Management: Since these workloads include streaming analytics, that requires much greater operational simplicity than current Hadoop deployments.  Streaming workloads are near real-time and run non-stop.  Data preparation and integration also has to start leveraging more machine learning relative to human curation in order to keep track of ever-expanding sources of data with as few operational interruptions as possible.
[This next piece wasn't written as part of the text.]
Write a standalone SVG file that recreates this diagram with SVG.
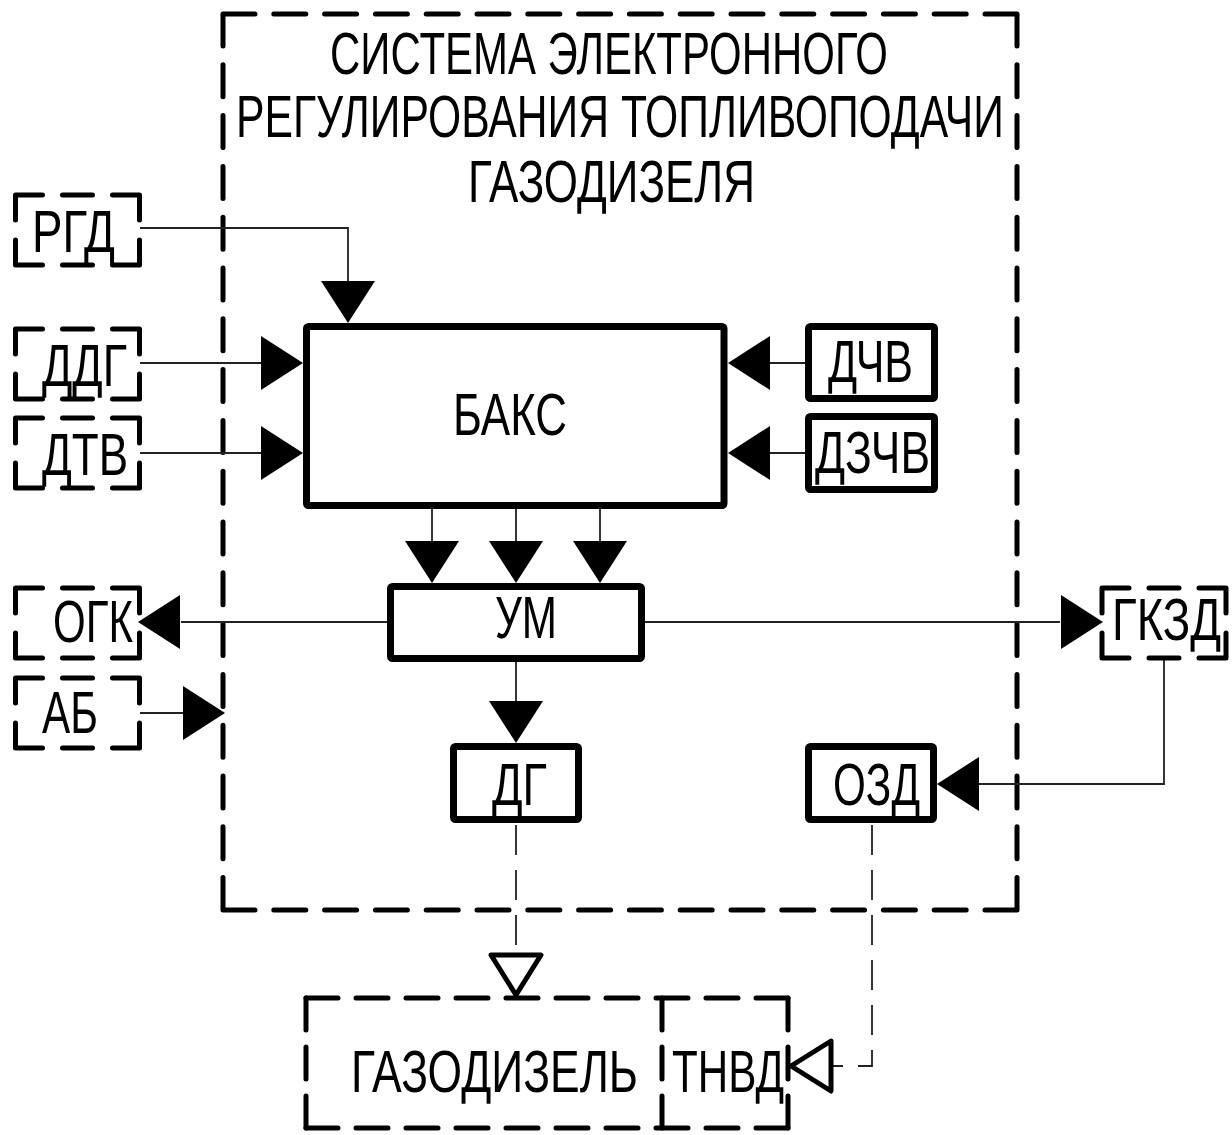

  • The new databases need elastic scalability. Unlike traditional data warehouses which have well-known workloads, IoT ingest and analysis volumes can vary significantly over time.  Elasticity that works at scale means more than just spreading data across more nodes in a cluster.  It means that the meta data that describes the data has to scale out as well.  And for a database processing updated data, that means the meta data needs transactional control in addition to the core data.  The high availability and disaster recovery mechanisms have to scale out as well.
  • Managing stream processing relative to traditional MPP databases requires another leap in sophistication.  Managing analytics on IoT data flowing across a cluster requires hiding things from developers like data that might arrive late and analytic operations that have to get moved around the cluster depending on where data arrives.
  • Data preparation and integration in batch systems is itself a batch process.  As streaming systems get more advanced, the process of tracking the lineage and governance of new sources has to become more automatic.  For example, the management tools need to track who in the organization is using what data sets and how.  That “tribal” knowledge that used to be tacit needs to be part of the catalog that enables users to find the data sets or analytic streams that are relevant to them.
  • In traditional DBMS’s, no matter how real-time the workload the database calculated the descriptive data required for analysis and management offline when there was more time.  Increasingly, this meta data needs to be calculated in near real-time as it comes into the database.  And as the data gets analyzed, the database has to figure out how to organize the data for best performance.  It can make the necessary changes itself or recommend them to the DBA or developer

Action Items

  • IT directors must rethink pricing for databases that are going to handle the volume of data associated with IoT pipelines.  Two new criteria need to be met: metered pricing that supports elastic workloads and open source brings pricing levels that can accommodate much higher data volumes.
  • IT architects must leverage near real-time analytics that require a combination of stream processors and databases that can use machine learning to improve the operation of an ecosystem of smart, connected products.